Devenu apatride sans statut après cette décision de justice, alors que la France n'est pas censée en produire sur son propre sol, Moïse M. se retrouve aujourd'hui dans une situation inextricable. Son premier avocat n'a pas su l'accompagner dans les démarches adéquates pour contester le jugement de 2014. Et son pays d'origine, le Cameroun, a cessé depuis 2003 de le considérer comme l'un de ses ressortissants. «C'est à l'Etat français de régler ça», lui rétorque-t-on sèchement au consulat, lorsqu'il se renseigne sur la possibilité de récupérer un passeport camerounais. Ce document sans lequel sa préfecture de résidence ne peut lui délivrer de «titre d'admission exceptionnelle au séjour». Du côté de l'Office français de protection des réfugiés et apatrides (Ofpra), on lui fait savoir qu'il ne pourrait être régularisé que soutenu par de solides raisons de craindre un retour dans son pays. Ce qui n'est pas le cas. Une situation d'autant plus incompréhensible que Moïse M. s'est retrouvé sans statut, alors qu'un dispositif protège même les naturalisés que l'Etat veut déchoir pour faute grave si cela a pour résultat de les rendre apatrides.

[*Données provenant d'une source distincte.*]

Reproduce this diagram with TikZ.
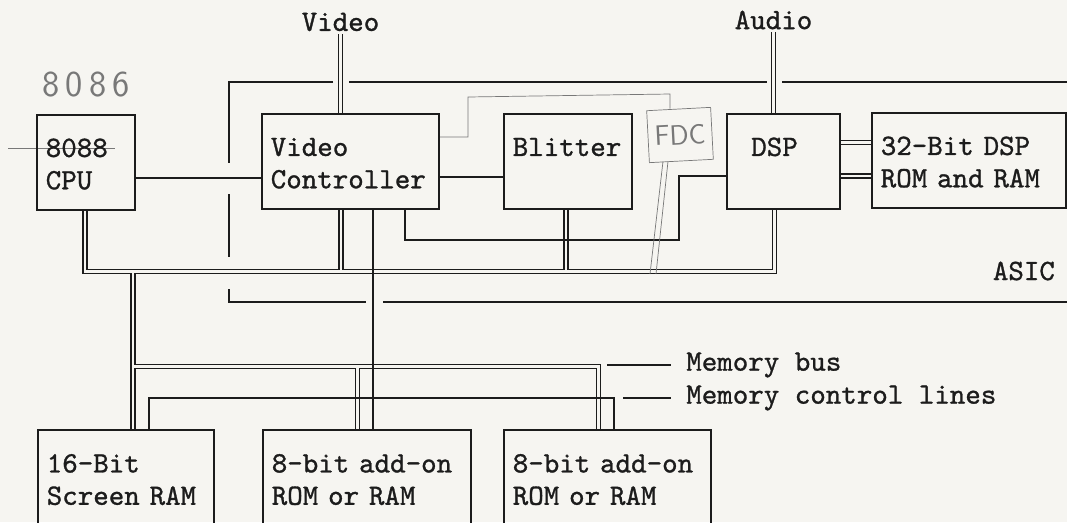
\documentclass[tikz,border=0pt]{standalone}
\usepackage{fontspec}
\setmonofont{lmmono10-regular.otf}[FakeBold=1]
\usetikzlibrary{backgrounds,calc,positioning}
\definecolor{paper}{RGB}{246,245,241}
\definecolor{ink}{RGB}{28,28,28}
\definecolor{graphite}{RGB}{120,120,120}
\newcommand{\tstrut}{\rule[-1.9pt]{0pt}{19.2pt}}

\begin{document}
\begin{tikzpicture}[x=0.025cm,y=-0.025cm,
    font=\ttfamily\fontsize{21}{23}\selectfont,
    box/.style={draw=ink,text=ink,line width=1.1pt,anchor=north west,align=left,
      inner xsep=0.225cm,inner ysep=0pt,minimum height=2.375cm,text width=#1},
    tag/.style={inner sep=2pt,text=ink},
    busout/.style={draw=ink,line width=4.1pt},
    busin/.style={draw=paper,line width=2.1pt},
    wire/.style={draw=ink,line width=0.95pt},
    pencil/.style={draw=graphite,line width=0.5pt}]
\path[use as bounding box] (0,0) rectangle (1067,522);

% chips inside the ASIC
\node[box=2cm] (CPU) at (36,114) {\tstrut 8088\\\tstrut CPU};
\node[box=3.975cm] (VC) at (261,113) {\tstrut Video\\\tstrut Controller};
\node[box=2.75cm] (Blitter) at (503,113) {\tstrut Blitter\\\tstrut};
\node[box=2.375cm] (DSP) at (726,113) {\tstrut\hphantom{D}DSP\\\tstrut};
\node[box=4.4cm] (ROM) at (871,112) {\tstrut 32-Bit DSP\\\tstrut ROM and RAM};
% memory
\node[box=3.95cm,minimum height=2.4cm] (ScreenRAM) at (37,429) {\tstrut 16-Bit\\\tstrut Screen RAM};
\node[box=4.75cm,minimum height=2.4cm] (AddOnA) at (262,429) {\tstrut 8-bit add-on\\\tstrut ROM or RAM};
\node[box=4.725cm,minimum height=2.4cm] (AddOnB) at (503,429) {\tstrut 8-bit add-on\\\tstrut ROM or RAM};

\node[tag] (lblVideo) at (340.5,22) {Video};
\node[tag] (lblAudio) at (773.5,20) {Audio};
\node[tag,anchor=east] (lblAsic) at (1058,271) {ASIC};
\node[tag,anchor=west,inner xsep=0.375cm] (lblBus) at (671,365) {Memory bus};
\node[tag,anchor=west,inner xsep=0.375cm] (lblCtl) at (671,398) {Memory control lines};

% pencil notes
\node[text=graphite,font=\sffamily\fontsize{26}{26}\selectfont] (note) at (86,85) {8\,0\,8\,6};
\node[pencil,rotate=3,minimum width=1.6cm,minimum height=1.3cm,inner sep=0pt,
  text=graphite,font=\sffamily\fontsize{20}{20}\selectfont] (FDC) at (680,135) {FDC};

\coordinate (busL) at (85,271.5);
\coordinate (busR) at (774.5,271.5);
\coordinate (tapVC) at (341,271.5);
\coordinate (tapBlit) at (566,271.5);
\coordinate (tapMem) at (133,271.5);
\coordinate (memL) at (133,366.5);
\coordinate (memR) at (598.5,366.5);
\coordinate (tapA) at (357.5,366.5);
\coordinate (busTip) at (607,365);
\coordinate (ctlTip) at (623,398);

\begin{scope}[on background layer]
\fill[paper] (0,0) rectangle (1067,522);
% ASIC outline
\draw[wire,line width=1.1pt] (333,82) -| (229,163) (229,194) -- (229,257)
  (229,289) |- (366,302) (349,82) -- (767,82) (782,82) -- (1067,82) (383,302) -- (1067,302);
% double lines: outline first, then hollow them out
\foreach \pass in {busout,busin} {
  \draw[\pass] (lblVideo.south) -- (lblVideo.south |- VC.north);
  \draw[\pass] (lblAudio.south) -- (lblAudio.south |- DSP.north);
  \draw[\pass] (CPU.south -| busL) -- (busL) -- (busR) -- (busR |- DSP.south);
  \draw[\pass] (tapVC |- VC.south) -- (tapVC);
  \draw[\pass] (tapBlit |- Blitter.south) -- (tapBlit);
  \draw[\pass] (tapMem) -- (tapMem |- ScreenRAM.north);
  \draw[\pass] (memL) -- (memR) -- (memR |- AddOnB.north);
  \draw[\pass] (tapA) -- (tapA |- AddOnA.north);
  \draw[\pass] (DSP.east |- 0,142.5) -- (ROM.west |- 0,142.5);
  \draw[\pass] (DSP.east |- 0,176) -- (ROM.west |- 0,176);
}
% single lines
\draw[wire] (CPU.east |- 0,178) -- (VC.west |- 0,178);
\draw[wire] (VC.east |- 0,177) -- (Blitter.west |- 0,177);
\draw[wire] (VC.south -| 373,0) -- (AddOnA.north -| 373,0);
\draw[wire] (VC.south -| 405,0) |- (679,240) |- (DSP.west |- 0,176);
\draw[wire] (ScreenRAM.north -| 149,0) |- (614,398) -- (AddOnB.north -| 614,0);
\draw[wire] (busTip) -- (lblBus.west);
\draw[wire] (ctlTip) -- (lblCtl.west);
% pencil additions
\draw[pencil] (VC.east |- 0,137) -- (468,137) -- (468,97) -- (670,94) -- (FDC.north -| 670,0);
\draw[pencil] (FDC.south -| 663,0) -- (650,274) (FDC.south -| 668,0) -- (656,274);
\draw[pencil] (8,148) -- (115,148);
\end{scope}
\end{tikzpicture}
\end{document}
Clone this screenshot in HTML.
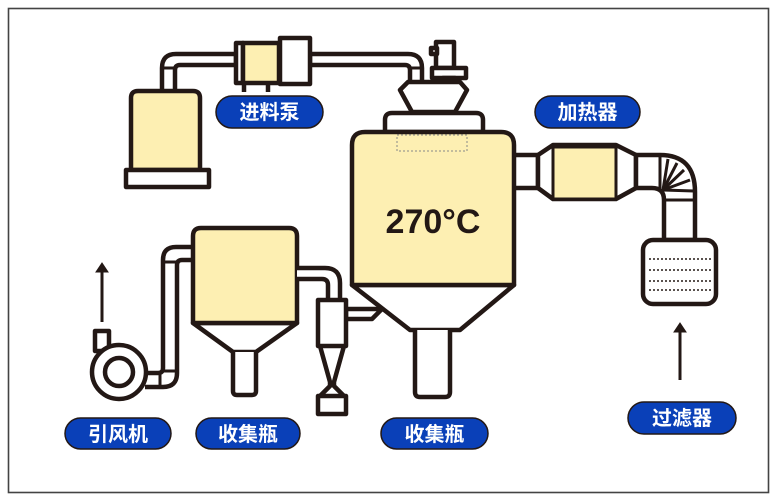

«Ma seule joie, c'est quand je suis au travail, au moins je ne pense à rien», lâche Moïse M., qui a la chance de pouvoir compter sur un patron particulièrement compréhensif, et sans lequel il pourrait actuellement être sans emploi et sans domicile. «Je ne sais plus quoi faire, à quelle porte aller frapper», se désole-t-il. Est-il en colère ? Plutôt «profondément déçu». «Démuni», ajoute son avocat. Inquiet aussi, pour sa fille reconnue française elle aussi par filiation, et son ex-femme française par l'effet du mariage. Sans compter le poids financier et psychologique de devoir prouver son identité. Pour beaucoup, ce genre d'affaires se passe difficilement sans provoquer un délitement du lien social chez les mis en cause. Moïse M. assure que pour lui, ce n'est pas le cas. Pas encore.